Watching A Charlie Brown Christmas has been a long time favorite for children and adults each holiday season. With more, here's MTSU Professor Larry Burriss...
Verbatim: “Look around homes, shops, television and movies this time of the year, and traditions abound. Even when the traditions are not based in facts, we still hold them dear.
Christmas is a time of traditions, and perhaps one of the most endearing of the Christmas traditions is watching “A Charlie Brown Christmas,” aired every year since its first broadcast on Dec. 9, 1965. And aside from the entertainment and philosophical value of the program, this half-hour cartoon broke new ground in production, distribution and impact.
The special was commissioned by Coca-Cola, and production was competed in six months.
When casting for the special was done, the producers took the unusual step of hiring child actors. In fact, there are no adults or adult voices in the program. Although Snoopy originally sang the final song in a human voice, later versions removed his voice. After all, how many times have you heard Snoop actually speak? The answer is, none, although in the cartoon he does express himself through silent thought balloons.
“A Charlie Brown Christmas” was one of he first prime time programs to make favorable overt references to religion, although there are reports the original network, CBS, tried to have the references to the Bible removed.
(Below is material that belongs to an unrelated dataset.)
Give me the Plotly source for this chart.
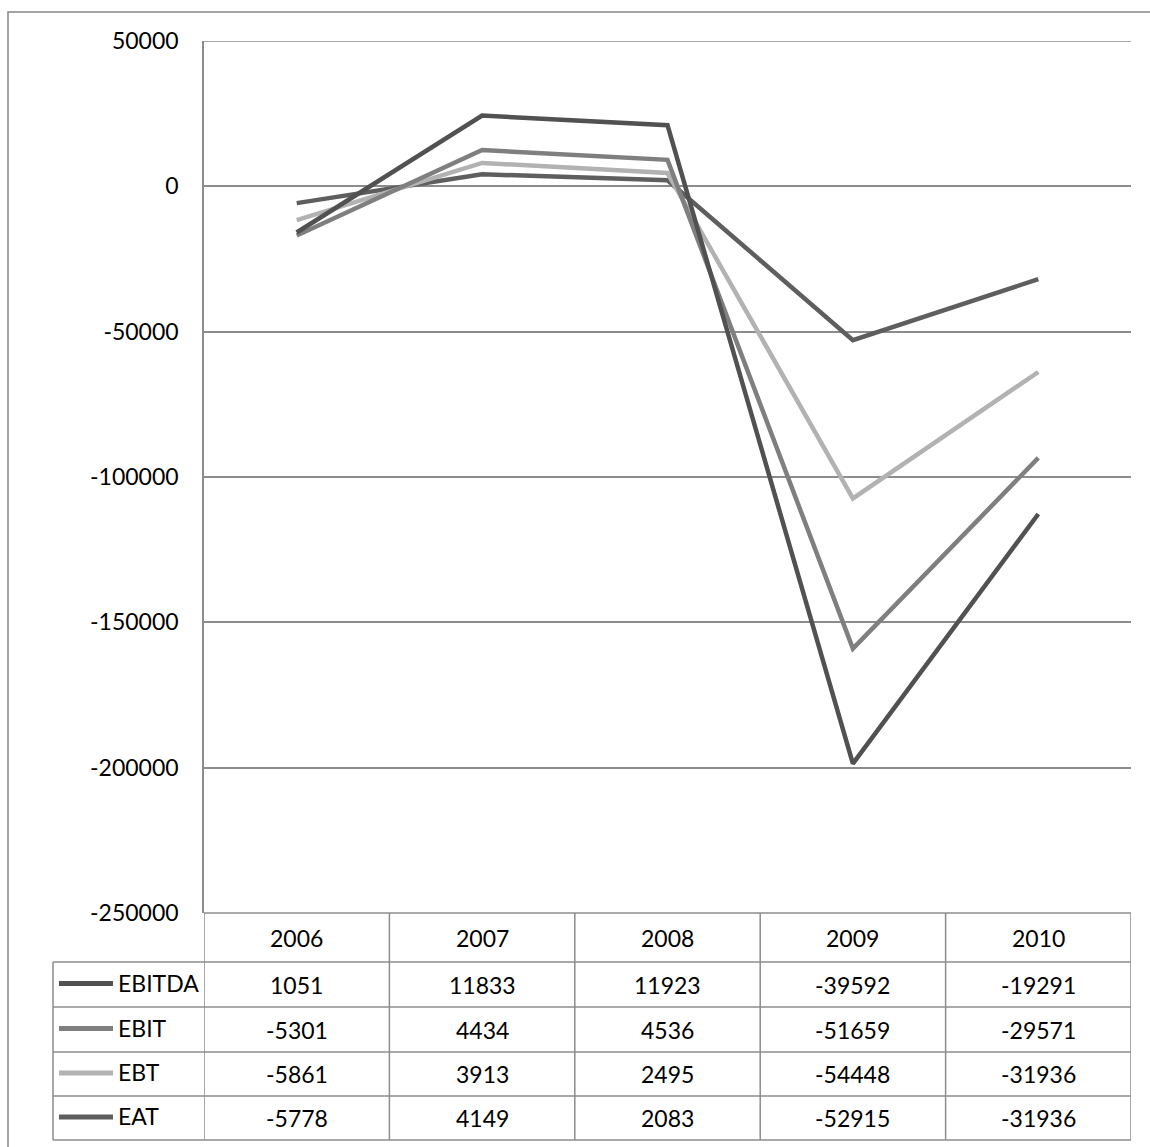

However, comments about the show from CBS did not mention the religious content, although critics said the program was too slow, there was no action, the animation was too simple, there was no laugh-track and the jazz music was inappropriate.
I have to admit, the jazz music does seem out of place, but I also have to acknowledge the sound track became a best seller. The only vocal melody in the special was written by producer Lee Mendelson in 15 minutes on the back of an envelope.
The original proposal for Coca-Cola, by the way, was prepared in less than a day.
Over the years the program has been passed along to several networks, some of which has distributed the special for free, and it is available on multiple media platforms.
The over-commercialization of Christmas is a perennial complaint, which was perhaps the central issue of “A Charlie Brown Christmas.” Here is one case where I think we need to listen to the kids. - I'm Larry Burriss”
About Dr. Burriss
Larry Burriss, professor of journalism, teaches introductory and media law courses. At the graduate level he teaches quantitative research methods and media law. He holds degrees from The Ohio State University (B.A. in broadcast journalism, M.A. in journalism), the University of Oklahoma (M.A. in human relations), Ohio University (Ph.D. in journalism) and Concord Law School (J.D.). He has worked in print and broadcast news and public relations, and has published extensively in both academic and popular publications. He has won first place in the Tennessee Associated Press Radio Contest nine times. Dr. Burriss' publications and presentations include studies of presidential press conferences, NASA photography, radio news, legal issues related to adolescent use of social networking sites, legal research, and Middle Earth.
Dr. Burriss has served as director of the School of Journalism, dean of the College of Mass Communication and president of the MTSU Faculty Senate. He was appointed by Gov. Phil Bredesen to serve on the Tennessee Board of Regents. He was a lieutenant colonel in the U.S. Air Force and served on active duty in Mali, Somalia, Bosnia, Central America, Europe and the Pentagon.